刑法(偽造私文書等行使罪)

偽造私文書等行使罪(11)~「変造私文書行使罪の判決において、変造行為自体の詳細を明示する必要はない」を説明

 前回の記事の続きです。

 この記事では、刑法161条の罪(偽造有印私文書行使罪、変造有印私文書行使罪、偽造無印私文書行使罪、変造無印私文書行使罪、虚偽診断書行使罪、虚偽検案書行使罪、虚偽死亡証書行使罪)を説明します。

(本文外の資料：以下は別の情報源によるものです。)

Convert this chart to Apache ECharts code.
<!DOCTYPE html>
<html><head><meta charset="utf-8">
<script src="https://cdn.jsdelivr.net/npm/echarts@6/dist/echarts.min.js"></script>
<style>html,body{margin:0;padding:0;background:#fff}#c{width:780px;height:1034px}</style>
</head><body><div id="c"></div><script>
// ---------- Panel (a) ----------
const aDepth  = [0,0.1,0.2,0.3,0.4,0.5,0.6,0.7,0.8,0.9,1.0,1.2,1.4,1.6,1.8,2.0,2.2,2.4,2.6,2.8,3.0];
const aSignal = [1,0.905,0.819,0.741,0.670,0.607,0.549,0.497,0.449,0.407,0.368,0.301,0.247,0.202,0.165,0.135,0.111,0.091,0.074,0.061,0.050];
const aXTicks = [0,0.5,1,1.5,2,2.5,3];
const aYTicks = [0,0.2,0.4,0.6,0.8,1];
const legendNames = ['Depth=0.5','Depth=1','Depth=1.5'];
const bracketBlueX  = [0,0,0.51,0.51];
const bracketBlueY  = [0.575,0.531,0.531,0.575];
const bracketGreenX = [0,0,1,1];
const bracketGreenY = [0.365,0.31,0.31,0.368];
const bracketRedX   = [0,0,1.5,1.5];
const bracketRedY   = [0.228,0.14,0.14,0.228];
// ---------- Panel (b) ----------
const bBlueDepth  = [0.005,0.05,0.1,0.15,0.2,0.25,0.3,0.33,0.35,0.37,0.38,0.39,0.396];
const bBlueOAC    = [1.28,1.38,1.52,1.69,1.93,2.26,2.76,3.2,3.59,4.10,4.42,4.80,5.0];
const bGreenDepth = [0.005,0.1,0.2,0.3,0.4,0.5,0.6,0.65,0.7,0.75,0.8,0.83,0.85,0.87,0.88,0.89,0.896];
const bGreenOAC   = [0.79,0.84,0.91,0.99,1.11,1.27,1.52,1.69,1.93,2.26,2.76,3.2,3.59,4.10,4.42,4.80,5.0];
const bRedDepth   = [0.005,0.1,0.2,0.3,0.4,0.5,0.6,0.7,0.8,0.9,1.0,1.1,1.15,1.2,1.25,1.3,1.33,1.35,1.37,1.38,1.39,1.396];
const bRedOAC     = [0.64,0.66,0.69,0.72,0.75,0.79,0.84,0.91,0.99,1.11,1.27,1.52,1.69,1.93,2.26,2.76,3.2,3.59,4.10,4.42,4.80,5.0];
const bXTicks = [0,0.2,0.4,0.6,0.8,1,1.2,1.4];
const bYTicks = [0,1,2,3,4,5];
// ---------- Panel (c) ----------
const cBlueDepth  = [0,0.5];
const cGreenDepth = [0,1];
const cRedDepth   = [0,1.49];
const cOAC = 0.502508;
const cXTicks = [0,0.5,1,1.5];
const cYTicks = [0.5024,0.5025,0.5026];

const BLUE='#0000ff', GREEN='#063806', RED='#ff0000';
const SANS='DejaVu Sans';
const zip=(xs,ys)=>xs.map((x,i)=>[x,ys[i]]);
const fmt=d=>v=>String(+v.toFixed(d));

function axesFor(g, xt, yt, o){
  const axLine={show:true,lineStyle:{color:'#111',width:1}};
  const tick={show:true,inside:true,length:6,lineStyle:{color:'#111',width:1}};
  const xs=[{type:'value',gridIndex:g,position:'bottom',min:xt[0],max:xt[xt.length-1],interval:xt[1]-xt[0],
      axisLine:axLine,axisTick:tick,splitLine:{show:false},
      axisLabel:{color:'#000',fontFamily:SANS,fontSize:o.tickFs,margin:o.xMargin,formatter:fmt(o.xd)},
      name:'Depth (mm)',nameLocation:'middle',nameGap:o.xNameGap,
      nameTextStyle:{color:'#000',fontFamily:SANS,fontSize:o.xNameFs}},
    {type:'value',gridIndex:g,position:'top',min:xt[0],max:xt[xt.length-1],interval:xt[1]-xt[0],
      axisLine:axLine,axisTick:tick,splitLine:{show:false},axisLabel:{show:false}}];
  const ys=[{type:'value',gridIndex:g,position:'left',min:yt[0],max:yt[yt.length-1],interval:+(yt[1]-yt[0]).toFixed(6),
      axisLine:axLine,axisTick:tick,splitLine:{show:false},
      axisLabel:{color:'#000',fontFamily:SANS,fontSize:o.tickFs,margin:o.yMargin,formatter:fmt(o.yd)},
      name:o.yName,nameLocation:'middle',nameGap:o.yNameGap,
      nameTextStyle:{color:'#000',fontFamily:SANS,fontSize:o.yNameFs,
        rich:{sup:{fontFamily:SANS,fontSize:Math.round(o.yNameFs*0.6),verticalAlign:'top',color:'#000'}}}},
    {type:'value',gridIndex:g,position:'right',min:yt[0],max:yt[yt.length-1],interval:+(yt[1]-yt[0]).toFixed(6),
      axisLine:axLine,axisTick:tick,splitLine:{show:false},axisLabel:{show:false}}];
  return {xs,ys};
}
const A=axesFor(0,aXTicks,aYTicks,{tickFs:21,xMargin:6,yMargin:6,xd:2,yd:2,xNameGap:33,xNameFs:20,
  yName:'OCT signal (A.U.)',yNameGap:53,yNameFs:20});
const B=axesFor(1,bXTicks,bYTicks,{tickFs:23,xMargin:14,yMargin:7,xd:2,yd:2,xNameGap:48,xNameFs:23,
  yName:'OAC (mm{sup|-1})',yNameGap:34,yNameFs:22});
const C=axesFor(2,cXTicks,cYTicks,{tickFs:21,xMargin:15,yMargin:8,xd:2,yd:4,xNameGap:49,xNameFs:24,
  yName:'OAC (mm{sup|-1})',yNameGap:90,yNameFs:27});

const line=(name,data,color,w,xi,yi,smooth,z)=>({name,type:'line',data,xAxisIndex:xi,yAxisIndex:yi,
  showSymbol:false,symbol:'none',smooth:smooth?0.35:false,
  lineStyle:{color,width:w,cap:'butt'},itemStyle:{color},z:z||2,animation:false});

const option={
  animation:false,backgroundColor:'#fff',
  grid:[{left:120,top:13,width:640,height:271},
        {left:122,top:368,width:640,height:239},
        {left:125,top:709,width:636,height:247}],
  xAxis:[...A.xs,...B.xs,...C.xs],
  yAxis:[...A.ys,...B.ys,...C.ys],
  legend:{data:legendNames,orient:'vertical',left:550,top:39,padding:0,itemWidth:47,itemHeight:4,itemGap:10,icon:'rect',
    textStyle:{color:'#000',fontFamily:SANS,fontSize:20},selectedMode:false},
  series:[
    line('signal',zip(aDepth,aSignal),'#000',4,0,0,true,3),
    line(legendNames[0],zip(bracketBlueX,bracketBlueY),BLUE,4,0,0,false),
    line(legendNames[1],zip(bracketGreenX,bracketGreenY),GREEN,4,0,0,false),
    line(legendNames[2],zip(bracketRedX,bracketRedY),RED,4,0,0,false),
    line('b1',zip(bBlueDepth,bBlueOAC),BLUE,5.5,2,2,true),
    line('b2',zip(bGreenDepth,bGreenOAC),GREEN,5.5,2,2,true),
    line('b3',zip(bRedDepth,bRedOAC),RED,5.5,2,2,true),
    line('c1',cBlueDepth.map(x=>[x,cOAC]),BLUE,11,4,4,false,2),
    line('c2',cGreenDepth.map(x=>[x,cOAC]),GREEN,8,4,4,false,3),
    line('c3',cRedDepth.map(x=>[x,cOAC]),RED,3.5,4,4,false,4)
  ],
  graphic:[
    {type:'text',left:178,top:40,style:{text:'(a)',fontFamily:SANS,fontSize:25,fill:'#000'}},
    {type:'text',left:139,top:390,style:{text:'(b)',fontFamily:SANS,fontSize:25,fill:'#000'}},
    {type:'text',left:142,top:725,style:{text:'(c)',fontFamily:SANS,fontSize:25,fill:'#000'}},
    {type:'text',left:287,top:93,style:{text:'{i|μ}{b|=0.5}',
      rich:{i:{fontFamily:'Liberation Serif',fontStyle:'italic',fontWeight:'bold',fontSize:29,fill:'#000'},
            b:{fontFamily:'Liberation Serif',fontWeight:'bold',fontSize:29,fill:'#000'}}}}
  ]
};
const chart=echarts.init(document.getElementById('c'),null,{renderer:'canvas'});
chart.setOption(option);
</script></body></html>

変造私文書行使罪の判決において、変造行為自体の詳細を明示する必要はない

 変造私文書行使罪の判決において、変造行為自体の詳細を明示する必要はありません。

 変造私文書行使罪の判示として変造行為自体の詳細を明示することが必要かという点に関し、不要であると判示した以下の裁判例があります。

東京高裁判決(昭和30年5月31日)

 裁判所は、

  • 変造私文書行使の事実を認定するには、その私文書が変造されたものであり、被告人が変造文書であるという情を知りながら真正なものとしてこれを行使したことを認定判示すれば足りるのであって、それがいつ何人によって変造されたものであるか、また被告人以外の者が変造したとすれば、被告人がその変造者や変造の日時その他の具体的事実を知っていたかどうかというようなことまでも認定判示する必要はない

旨判示しました。

 このことは、検察官が起訴する当たっても、起訴状に変造行為自体の詳細を明示する必要はないことも意味します。